Given problem: Omit the pictures and return every entry exactly as written.

Working data:
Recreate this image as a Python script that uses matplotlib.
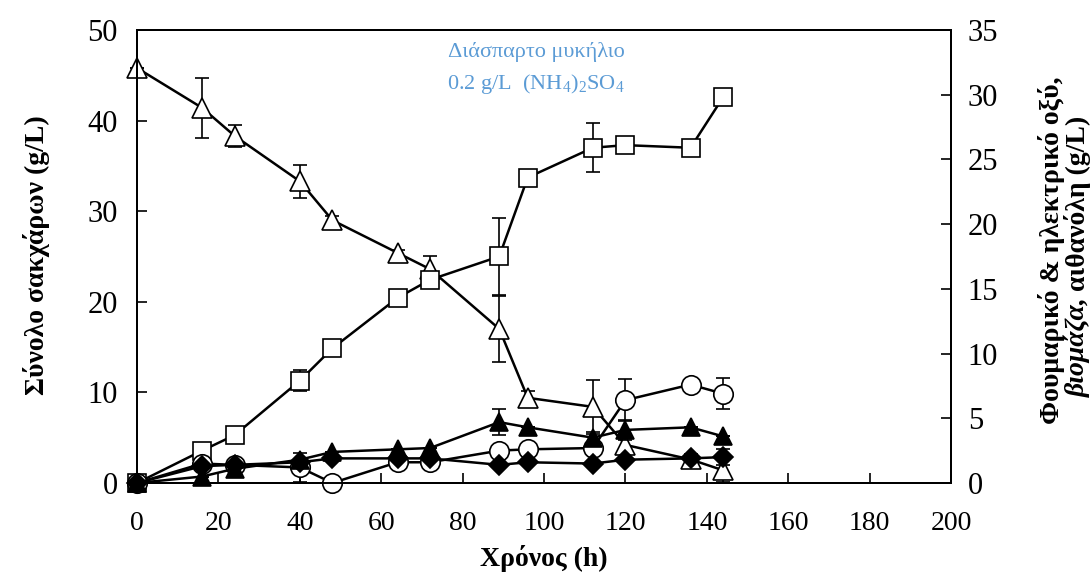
import matplotlib
matplotlib.use('Agg')
import matplotlib.pyplot as plt

plt.rcParams['font.family'] = ['Liberation Serif', 'DejaVu Serif']
plt.rcParams['mathtext.fontset'] = 'custom'
plt.rcParams['mathtext.rm'] = 'Liberation Serif'

# Χρόνος (h)
t = [0, 16, 24, 40, 48, 64, 72, 89, 96, 112, 120, 136, 144]

# Σύνολο σακχάρων, αριστερός άξονας (ανοιχτά τρίγωνα)
sugar = [45.8, 41.4, 38.3, 33.3, 29.0, 25.4, 23.6, 17.0, 9.4, 8.4, 4.2, 2.6, 1.4]
sugar_err = [0, 3.3, 1.2, 1.8, 0.5, 0.3, 1.5, 3.6, 0.8, 3.0, 1.0, 0.6, 1.3]

# δεξιός άξονας
fumaric = [0, 2.5, 3.7, 7.9, 10.4, 14.3, 15.7, 17.5, 23.6, 25.9, 26.1, 25.9, 29.8]
fumaric_err = [0, 0, 0, 0.8, 0, 0, 0.3, 3.0, 0, 1.9, 0, 0, 0]
biomass = [0, 1.5, 1.4, 1.2, 0, 1.6, 1.6, 2.5, 2.6, 2.7, 6.4, 7.6, 6.9]
biomass_err = [0, 0, 0, 1.1, 0, 0, 0, 0, 0, 0, 1.6, 0, 1.2]
succinic = [0, 0.5, 1.1, 1.8, 2.4, 2.6, 2.7, 4.7, 4.3, 3.5, 4.1, 4.3, 3.6]
succinic_err = [0, 0, 0, 0, 0, 0, 0, 1.0, 0, 0.4, 0.8, 0, 0]
ethanol = [0, 1.3, 1.4, 1.6, 1.9, 1.9, 1.9, 1.4, 1.6, 1.5, 1.8, 1.9, 2.0]
ethanol_err = [0, 0, 0, 0, 0, 0, 0, 0, 0, 0, 0, 0, 0.6]

fig = plt.figure(figsize=(10.91, 5.76), dpi=100)
ax = fig.add_axes([0.1256, 0.1615, 0.7461, 0.7865])
ax2 = ax.twinx()

common = dict(color='black', lw=1.8, capsize=5, elinewidth=1.2, capthick=1.3,
              mec='black', mew=1.2, clip_on=False)

ax.errorbar(t, sugar, yerr=sugar_err, marker='^', ms=15, mfc='white', **common)

ax2.errorbar(t, fumaric, yerr=fumaric_err, marker='s', ms=13, mfc='white', **common)
ax2.errorbar(t, biomass, yerr=biomass_err, marker='o', ms=14, mfc='white', **common)
ax2.errorbar(t, succinic, yerr=succinic_err, marker='^', ms=13, mfc='black', **common)
ax2.errorbar(t, ethanol, yerr=ethanol_err, marker='D', ms=10, mfc='black', **common)

ax.set_xlim(0, 200)
ax.set_ylim(0, 50)
ax2.set_ylim(0, 35)
ax.set_xticks(range(0, 201, 20))
ax.set_yticks(range(0, 51, 10))
ax2.set_yticks(range(0, 36, 5))

ax.tick_params(axis='x', direction='in', length=7, width=1.2, labelsize=20, pad=20)
ax.tick_params(axis='y', direction='in', length=7, width=1.2, labelsize=22, pad=14)
ax2.tick_params(axis='y', direction='in', length=7, width=1.2, labelsize=22, pad=12)
for a in (ax, ax2):
    for s in a.spines.values():
        s.set_linewidth(1.4)

fig.text(0.033, 0.557, 'Σύνολο σακχάρων (g/L)', rotation=90, ha='center', va='center',
         fontsize=20, fontweight='bold')
fig.text(0.498, 0.030, 'Χρόνος (h)', ha='center', va='center', fontsize=20, fontweight='bold')

# δεξιός τίτλος σε δύο γραμμές, το "βιομάζα" με πλάγια
fig.text(0.964, 0.565, 'Φουμαρικό & ηλεκτρικό οξύ,', rotation=90, ha='center', va='center',
         fontsize=20, fontweight='bold')
renderer = fig.canvas.get_renderer()
part1 = fig.text(0.988, 0, 'βιομάζα,', rotation=90, ha='center', va='bottom',
                 fontsize=20, fontweight='bold', style='italic')
part2 = fig.text(0.988, 0, ' αιθανόλη (g/L)', rotation=90, ha='center', va='bottom',
                 fontsize=20, fontweight='bold')
h1 = part1.get_window_extent(renderer).height / fig.bbox.height
h2 = part2.get_window_extent(renderer).height / fig.bbox.height
y0 = 0.555 - (h1 + h2) / 2
part1.set_y(y0)
part2.set_y(y0 + h1)

ax.text(0.49, 0.952, 'Διάσπαρτο μυκήλιο', transform=ax.transAxes, ha='center', va='center',
        fontsize=16, color='#5B9BD5')
ax.text(0.49, 0.88, '0.2 g/L  (NH$_4$)$_2$SO$_4$', transform=ax.transAxes, ha='center',
        va='center', fontsize=16, color='#5B9BD5')

fig.savefig('out.png', dpi=100)
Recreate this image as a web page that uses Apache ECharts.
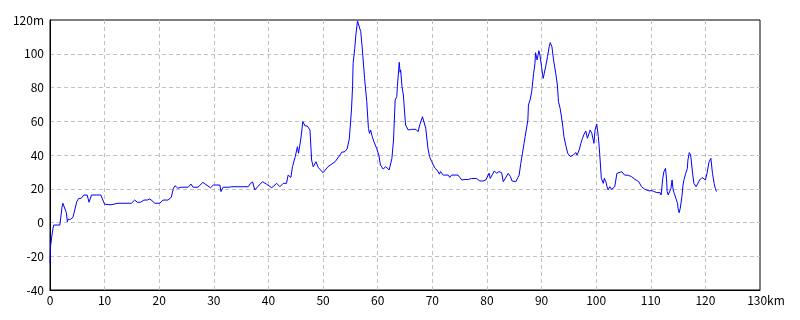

Task result:
Recreate this image as a Python script that uses matplotlib.
import matplotlib
matplotlib.use('Agg')
import matplotlib.pyplot as plt

plt.rcParams['font.family'] = ['Liberation Serif', 'DejaVu Serif']
plt.rcParams['mathtext.fontset'] = 'custom'
plt.rcParams['mathtext.rm'] = 'Liberation Serif'

# Χρόνος (h)
t = [0, 16, 24, 40, 48, 64, 72, 89, 96, 112, 120, 136, 144]

# Σύνολο σακχάρων, αριστερός άξονας (ανοιχτά τρίγωνα)
sugar = [45.8, 41.4, 38.3, 33.3, 29.0, 25.4, 23.6, 17.0, 9.4, 8.4, 4.2, 2.6, 1.4]
sugar_err = [0, 3.3, 1.2, 1.8, 0.5, 0.3, 1.5, 3.6, 0.8, 3.0, 1.0, 0.6, 1.3]

# δεξιός άξονας
fumaric = [0, 2.5, 3.7, 7.9, 10.4, 14.3, 15.7, 17.5, 23.6, 25.9, 26.1, 25.9, 29.8]
fumaric_err = [0, 0, 0, 0.8, 0, 0, 0.3, 3.0, 0, 1.9, 0, 0, 0]
biomass = [0, 1.5, 1.4, 1.2, 0, 1.6, 1.6, 2.5, 2.6, 2.7, 6.4, 7.6, 6.9]
biomass_err = [0, 0, 0, 1.1, 0, 0, 0, 0, 0, 0, 1.6, 0, 1.2]
succinic = [0, 0.5, 1.1, 1.8, 2.4, 2.6, 2.7, 4.7, 4.3, 3.5, 4.1, 4.3, 3.6]
succinic_err = [0, 0, 0, 0, 0, 0, 0, 1.0, 0, 0.4, 0.8, 0, 0]
ethanol = [0, 1.3, 1.4, 1.6, 1.9, 1.9, 1.9, 1.4, 1.6, 1.5, 1.8, 1.9, 2.0]
ethanol_err = [0, 0, 0, 0, 0, 0, 0, 0, 0, 0, 0, 0, 0.6]

fig = plt.figure(figsize=(10.91, 5.76), dpi=100)
ax = fig.add_axes([0.1256, 0.1615, 0.7461, 0.7865])
ax2 = ax.twinx()

common = dict(color='black', lw=1.8, capsize=5, elinewidth=1.2, capthick=1.3,
              mec='black', mew=1.2, clip_on=False)

ax.errorbar(t, sugar, yerr=sugar_err, marker='^', ms=15, mfc='white', **common)

ax2.errorbar(t, fumaric, yerr=fumaric_err, marker='s', ms=13, mfc='white', **common)
ax2.errorbar(t, biomass, yerr=biomass_err, marker='o', ms=14, mfc='white', **common)
ax2.errorbar(t, succinic, yerr=succinic_err, marker='^', ms=13, mfc='black', **common)
ax2.errorbar(t, ethanol, yerr=ethanol_err, marker='D', ms=10, mfc='black', **common)

ax.set_xlim(0, 200)
ax.set_ylim(0, 50)
ax2.set_ylim(0, 35)
ax.set_xticks(range(0, 201, 20))
ax.set_yticks(range(0, 51, 10))
ax2.set_yticks(range(0, 36, 5))

ax.tick_params(axis='x', direction='in', length=7, width=1.2, labelsize=20, pad=20)
ax.tick_params(axis='y', direction='in', length=7, width=1.2, labelsize=22, pad=14)
ax2.tick_params(axis='y', direction='in', length=7, width=1.2, labelsize=22, pad=12)
for a in (ax, ax2):
    for s in a.spines.values():
        s.set_linewidth(1.4)

fig.text(0.033, 0.557, 'Σύνολο σακχάρων (g/L)', rotation=90, ha='center', va='center',
         fontsize=20, fontweight='bold')
fig.text(0.498, 0.030, 'Χρόνος (h)', ha='center', va='center', fontsize=20, fontweight='bold')

# δεξιός τίτλος σε δύο γραμμές, το "βιομάζα" με πλάγια
fig.text(0.964, 0.565, 'Φουμαρικό & ηλεκτρικό οξύ,', rotation=90, ha='center', va='center',
         fontsize=20, fontweight='bold')
renderer = fig.canvas.get_renderer()
part1 = fig.text(0.988, 0, 'βιομάζα,', rotation=90, ha='center', va='bottom',
                 fontsize=20, fontweight='bold', style='italic')
part2 = fig.text(0.988, 0, ' αιθανόλη (g/L)', rotation=90, ha='center', va='bottom',
                 fontsize=20, fontweight='bold')
h1 = part1.get_window_extent(renderer).height / fig.bbox.height
h2 = part2.get_window_extent(renderer).height / fig.bbox.height
y0 = 0.555 - (h1 + h2) / 2
part1.set_y(y0)
part2.set_y(y0 + h1)

ax.text(0.49, 0.952, 'Διάσπαρτο μυκήλιο', transform=ax.transAxes, ha='center', va='center',
        fontsize=16, color='#5B9BD5')
ax.text(0.49, 0.88, '0.2 g/L  (NH$_4$)$_2$SO$_4$', transform=ax.transAxes, ha='center',
        va='center', fontsize=16, color='#5B9BD5')

fig.savefig('out.png', dpi=100)
Recreate this image as a web page that uses Apache ECharts.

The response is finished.